I clawed the earth, trying to cover myself with it. I did not want to return to the living. I wanted to stay merged with the earth. But they lifted me by my arms and legs.

“Wake up!” Carlos commanded, and I felt little needles pricking all over my skin as my blood quickened in my veins. The men hoisted me into a standing position, but my legs buckled. My muscles would not work.

“I must go back,” I wept. “Don´t make me leave. Keep away from me.”

Carlos took me from the men and held me under my arm, putting his other arm around my waist. Almost carrying me, he forced me away from the burial site. “We must leave this place now,” he said very gently, his breath in my ear. Still I fought him, thrashing, but my arms did not have much power in them.

“Come, Margarita,” he said, almost chanting. “This is not a place we can stay. The umbilical is cut. But we are still connected. You will see.”

“I don´t want to leave,” I panted, my head hanging on my chest, my eyes closed, my wrists limp, my ankles wobbly.

“Do not worry,” he said. “Everything is fine. Everything is as it should be. Come with me now, Margarita. Let me lead you into the warm waters. Let me lead you into the shallow pools of the Pastaza. Our people have used this sacred place for just this purpose for as long as we can remember. You will float in birthing fluids. You have been purified, reborn form the womb of The Mother.”

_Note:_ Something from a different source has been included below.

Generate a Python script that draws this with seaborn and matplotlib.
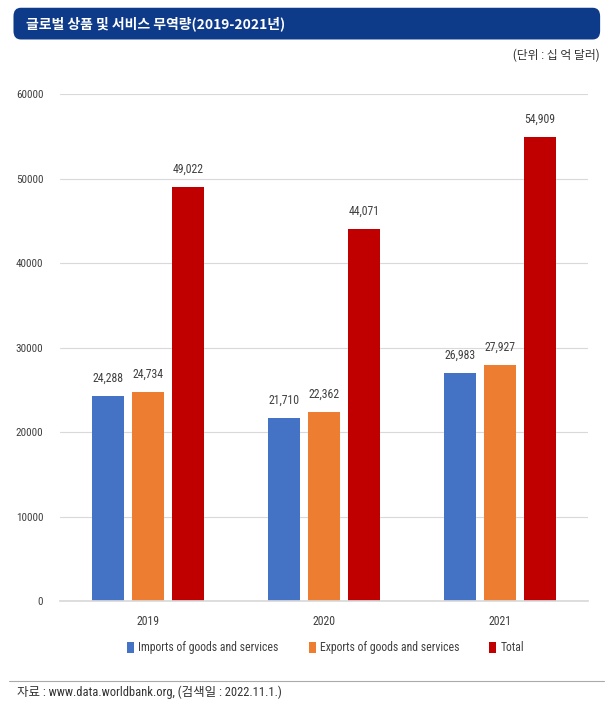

The sun was low in the sky, hanging over the unruly ramparts of the jungle that tumbled down to the river. The black stain of the water was lit with a golden sheen. Carlos helped me lie down in the tepid shallows. As soon as I entered the water, everything shifted, and I no longer struggled or mourned. I blissfully drifted, feeling as if I was a newborn and had just entered the world. I really was purified –a great emotional weight had lifted. It was as if a light was shining out from my chest and stomach and I had a profound feeling of well-being. I felt more solid than before. No, more physical.

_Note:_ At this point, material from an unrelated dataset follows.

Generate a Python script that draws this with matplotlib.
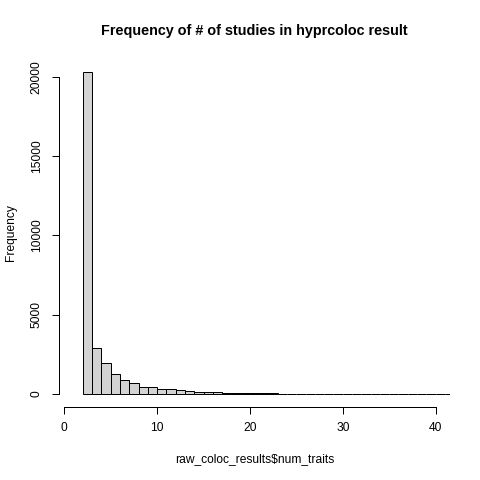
import numpy as np
import matplotlib
matplotlib.use("Agg")
import matplotlib.pyplot as plt

# histogram of num_traits, bins of width 1 starting at 2
bin_left = np.arange(2, 43)
counts = [20300, 2900, 1950, 1260, 880, 700, 460, 420, 320, 295,
          230, 190, 130, 130, 110, 85, 75, 65, 60, 45,
          40, 35, 35, 25, 25, 15, 15, 10, 10, 12,
          12, 8, 8, 5, 5, 3, 3, 2, 2, 1, 1]
xticks = [0, 10, 20, 30, 40]
yticks = [0, 5000, 10000, 15000, 20000]

plt.rcParams['font.family'] = ['Liberation Sans', 'DejaVu Sans']

fig = plt.figure(figsize=(4.8, 4.8), dpi=100)
# R default plot region for a 480x480 png
ax = fig.add_axes([59/480, 73/480, 391/480, 348/480])

ax.bar(bin_left, counts, width=1, align='edge', color='#d3d3d3',
       edgecolor='black', linewidth=0.72)

ax.set_xlim(-0.57, 41.55)
ymax = max(counts)
ax.set_ylim(-0.04*ymax, 1.04*ymax)

for s in ['top', 'right']:
    ax.spines[s].set_visible(False)
for s in ['left', 'bottom']:
    ax.spines[s].set_linewidth(0.72)
ax.spines['bottom'].set_bounds(xticks[0], xticks[-1])
ax.spines['left'].set_bounds(yticks[0], yticks[-1])

ax.set_xticks(xticks)
ax.set_yticks(yticks)
ax.tick_params(direction='out', length=5.2, width=0.72, labelsize=8.64,
               colors='black')
ax.tick_params(axis='x', pad=5.5)
ax.tick_params(axis='y', pad=6.5)
for lab in ax.get_yticklabels():
    lab.set_rotation(90)
    lab.set_va('center')
    lab.set_ha('right')

ax.set_xlabel('raw_coloc_results$num_traits', fontsize=8.64, labelpad=14)
ax.set_ylabel('Frequency', fontsize=8.64, labelpad=10)
ax.set_title('Frequency of # of studies in hyprcoloc result',
             fontsize=10.4, fontweight='bold', pad=17.5)

fig.savefig('out.png', dpi=100)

I could see the sun sending out tongues of flame thousands of miles into space. I could feel the force beyond all reckoning that made its fire cohere, take shape, and I felt the tangible connection between the warmth it was sending out and the life all around and inside me.

It seemed pointless to remember that I had come to the Amazon because of a grave illness. At that moment, I couldn´t evaluate what I had experienced. Before Ecuador, I would have considered the burial and vomiting insane tests of endurance. Now they seemed simply to be what you went through because you were human and alive.

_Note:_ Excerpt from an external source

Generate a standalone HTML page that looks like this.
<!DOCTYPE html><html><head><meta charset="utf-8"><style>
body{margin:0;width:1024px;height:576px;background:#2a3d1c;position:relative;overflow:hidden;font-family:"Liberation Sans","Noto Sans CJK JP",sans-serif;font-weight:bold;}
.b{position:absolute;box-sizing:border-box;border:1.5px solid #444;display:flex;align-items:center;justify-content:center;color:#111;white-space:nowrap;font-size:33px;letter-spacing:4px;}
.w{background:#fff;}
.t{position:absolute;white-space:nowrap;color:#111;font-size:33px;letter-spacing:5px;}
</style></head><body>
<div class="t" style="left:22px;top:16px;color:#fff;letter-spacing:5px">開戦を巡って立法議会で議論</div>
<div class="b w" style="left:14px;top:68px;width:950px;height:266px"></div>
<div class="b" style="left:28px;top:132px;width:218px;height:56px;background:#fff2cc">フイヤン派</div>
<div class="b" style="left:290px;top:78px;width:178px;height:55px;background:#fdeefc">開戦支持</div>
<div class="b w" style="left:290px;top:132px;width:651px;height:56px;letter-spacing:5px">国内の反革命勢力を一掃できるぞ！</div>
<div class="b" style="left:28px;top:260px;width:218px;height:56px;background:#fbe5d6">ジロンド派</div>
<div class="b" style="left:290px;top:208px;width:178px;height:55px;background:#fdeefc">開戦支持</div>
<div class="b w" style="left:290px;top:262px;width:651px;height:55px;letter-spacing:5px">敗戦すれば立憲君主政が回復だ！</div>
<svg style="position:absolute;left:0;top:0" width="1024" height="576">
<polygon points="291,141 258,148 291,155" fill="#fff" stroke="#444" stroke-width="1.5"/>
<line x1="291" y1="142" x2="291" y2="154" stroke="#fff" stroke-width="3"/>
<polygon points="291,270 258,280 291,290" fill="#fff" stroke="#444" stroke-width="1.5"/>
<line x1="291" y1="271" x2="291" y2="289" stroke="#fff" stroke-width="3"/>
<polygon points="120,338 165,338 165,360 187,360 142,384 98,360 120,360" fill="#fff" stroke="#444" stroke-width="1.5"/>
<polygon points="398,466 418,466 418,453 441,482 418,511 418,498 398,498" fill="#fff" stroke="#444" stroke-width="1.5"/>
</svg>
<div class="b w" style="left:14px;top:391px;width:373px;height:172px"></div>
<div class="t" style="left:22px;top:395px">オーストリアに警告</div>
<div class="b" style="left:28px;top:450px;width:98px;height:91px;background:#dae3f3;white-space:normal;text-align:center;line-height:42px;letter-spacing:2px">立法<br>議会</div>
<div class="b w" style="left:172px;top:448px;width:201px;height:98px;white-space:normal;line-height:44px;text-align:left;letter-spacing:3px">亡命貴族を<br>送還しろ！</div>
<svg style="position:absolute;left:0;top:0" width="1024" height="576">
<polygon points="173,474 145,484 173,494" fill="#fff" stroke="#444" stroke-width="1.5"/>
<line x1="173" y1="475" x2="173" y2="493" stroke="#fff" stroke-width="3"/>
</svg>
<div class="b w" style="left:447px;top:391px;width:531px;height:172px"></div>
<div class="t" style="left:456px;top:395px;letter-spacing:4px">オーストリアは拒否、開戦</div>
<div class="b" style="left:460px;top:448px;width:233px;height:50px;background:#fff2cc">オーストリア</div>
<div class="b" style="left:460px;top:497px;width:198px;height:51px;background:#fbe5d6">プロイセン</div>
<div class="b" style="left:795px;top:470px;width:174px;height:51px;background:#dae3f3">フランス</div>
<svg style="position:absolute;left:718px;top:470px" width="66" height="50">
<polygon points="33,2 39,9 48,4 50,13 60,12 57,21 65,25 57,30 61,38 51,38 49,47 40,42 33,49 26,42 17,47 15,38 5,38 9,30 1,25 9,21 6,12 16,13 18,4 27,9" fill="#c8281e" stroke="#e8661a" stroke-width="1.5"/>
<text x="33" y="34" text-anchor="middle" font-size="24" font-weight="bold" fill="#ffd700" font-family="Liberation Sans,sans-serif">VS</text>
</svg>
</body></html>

As I drifted, my analytic mind began to work again, but it was still far away, a distant voice. I dimly grasped that my ego had dissolved during the burial. I understood how that experience could be both liberating and dangerous –ah, that way madness lies. And yet I knew that it was impossible to grow without being broken.

What I didn´t know was that Carlos was preparing me for even a greater ecstatic and perceptual shifts that would come.

“You are now ready to take the sacred medicine, Margarita,” Carlos said as he helped me out of the shallows and walked me back to the canoe. Fear, like a stake, drove into my heart –even with my newfound equanimity and the feeling that I had just passed through fire and endured.

It was a terrifying prospect –Ayahuasca. I wanted to keel over. Then I noticed Jorge was leering at me again. There was nothing furtive or abashed in the way he studied my body. In fact, there was something admirable in his complete lack of pretence. Keeping his eyes glued to my breasts, he leaned back, dug his paddle in the sand, and pried. The canoe broke free form the island where I had been reborn and glided out into the dark water. Jorge leaned forward and I could see the ropy muscles pop in his forearm as he ripped the cord of the outboard and the engine snarled and died and he ripped the cord again. The engine sputtered, raced, and then settled into a dull whine. Jorge turned the canoe in a long arc and pointed the crocodile head with its gaping mouth upriver. He cranked the throttle, and I felt the prow rise, pushing against the current. I was shivering, despite the heat.

Carlos gazed at me steadily. “You must not back down, Margarita,” he said. “Be fearless. This is your path. This is what it means to be kakaram, a warrior of valor.”